Pictures stay out of the copy. Repeat exactly the lines from the first entry below through the line that contains "import plotly.graph_objects as go", and nothing beyond.

## Provided entries:
--*--
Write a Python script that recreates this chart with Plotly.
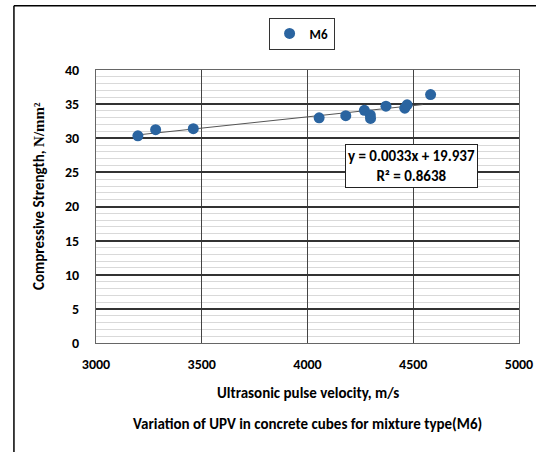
import plotly.graph_objects as go

# Data
upv = [3198, 3282, 3460, 4055, 4181, 4269, 4297, 4298, 4371, 4460, 4471, 4582]
strength = [30.35, 31.25, 31.4, 33.0, 33.3, 34.1, 33.4, 32.9, 34.7, 34.4, 34.9, 36.4]
series_name = "M6"
slope = 0.0033
intercept = 19.937
r2 = 0.8638
trend_x = [3195, 4545]
trend_y = [slope * v + intercept for v in trend_x]

FONT = "Carlito, Lato, 'Open Sans', sans-serif"
BLUE = "#2A64A0"

fig = go.Figure()
fig.add_trace(go.Scatter(x=trend_x, y=trend_y, mode="lines",
                         line=dict(color="#555555", width=1), showlegend=False,
                         hoverinfo="skip"))
fig.add_trace(go.Scatter(x=upv, y=strength, mode="markers", name=f"<b>{series_name}</b>",
                         marker=dict(color=BLUE, size=11)))

fig.update_layout(
    width=536, height=452,
    margin=dict(l=96, r=17, t=70, b=109, autoexpand=False),
    paper_bgcolor="white", plot_bgcolor="white",
    font=dict(family=FONT, size=14, color="black"),
    showlegend=True,
    legend=dict(x=0.486, xanchor="center", y=1 - 33.5 / 452, yanchor="middle",
                yref="container", xref="paper", orientation="h",
                bordercolor="#333333", borderwidth=1,
                font=dict(size=13, family=FONT),
                itemwidth=30),
)
fig.update_xaxes(range=[3000, 5000], dtick=500, tick0=3000,
                 showgrid=True, gridcolor="#444444", gridwidth=1,
                 showline=True, linecolor="#666666", mirror=True,
                 zeroline=False, ticks="", automargin=False,
                 ticklabelstandoff=8,
                 tickfont=dict(size=14, family=FONT),
                 tickformat="d")
fig.update_yaxes(range=[0, 40], dtick=5, tick0=0,
                 showgrid=True, gridcolor="#333333", gridwidth=1.5,
                 minor=dict(dtick=1, showgrid=True, gridcolor="#d9d9d9", gridwidth=1),
                 showline=True, linecolor="#666666", mirror=True,
                 zeroline=False, ticks="", automargin=False,
                 ticklabelstandoff=13,
                 tickfont=dict(size=14, family=FONT))

# tick labels bold
fig.update_xaxes(tickprefix="<b>", ticksuffix="</b>")
fig.update_yaxes(tickprefix="<b>", ticksuffix="</b>")

fig.add_annotation(x=4494, y=25.9, xref="x", yref="y",
                   text=f"<b>y = {slope}x + {intercept}<br>R² = {r2}</b>",
                   showarrow=False, bgcolor="white", bordercolor="#222222",
                   borderwidth=1, borderpad=2,
                   font=dict(size=15, family=FONT), align="center")

# y-axis title
fig.add_annotation(x=-0.135, y=0.538, xref="paper", yref="paper",
                   xanchor="center", yanchor="middle", textangle=-90,
                   text="<b>Compressive Strength, <span style='font-family:Liberation Serif'>N/mm²</span></b>",
                   showarrow=False, font=dict(size=15, family=FONT))
# x-axis title
fig.add_annotation(x=0.5, y=-0.183, xref="paper", yref="paper", yanchor="middle",
                   text="<b>Ultrasonic pulse velocity, m/s</b>",
                   showarrow=False, font=dict(size=15, family=FONT))
# caption
fig.add_annotation(x=0.5, y=-0.297, xref="paper", yref="paper", yanchor="middle",
                   text="<b>Variation of UPV in concrete cubes for mixture type(M6)</b>",
                   showarrow=False, font=dict(size=15, family=FONT))

# outer frame (left and top edges)
fig.add_shape(type="line", xref="paper", yref="paper", x0=-0.194, x1=-0.194,
              y0=1.235, y1=-0.6, line=dict(color="black", width=1.5))
fig.add_shape(type="line", xref="paper", yref="paper", x0=-0.194, x1=1.1,
              y0=1.235, y1=1.235, line=dict(color="black", width=1.5))

fig.write_html("out.html")
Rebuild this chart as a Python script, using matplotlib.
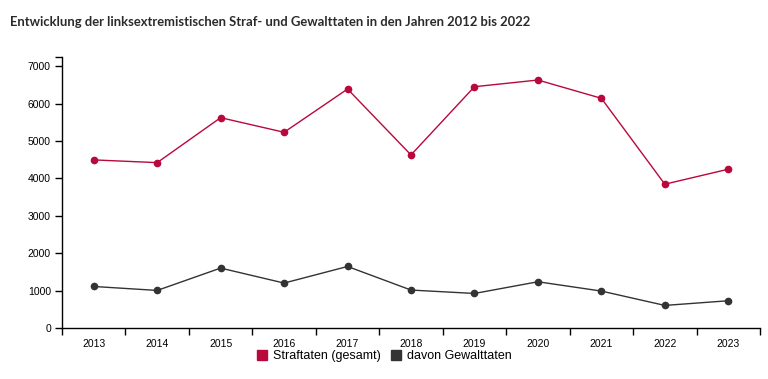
--*--
## Final answer:
Write a Python script that recreates this chart with Plotly.
import plotly.graph_objects as go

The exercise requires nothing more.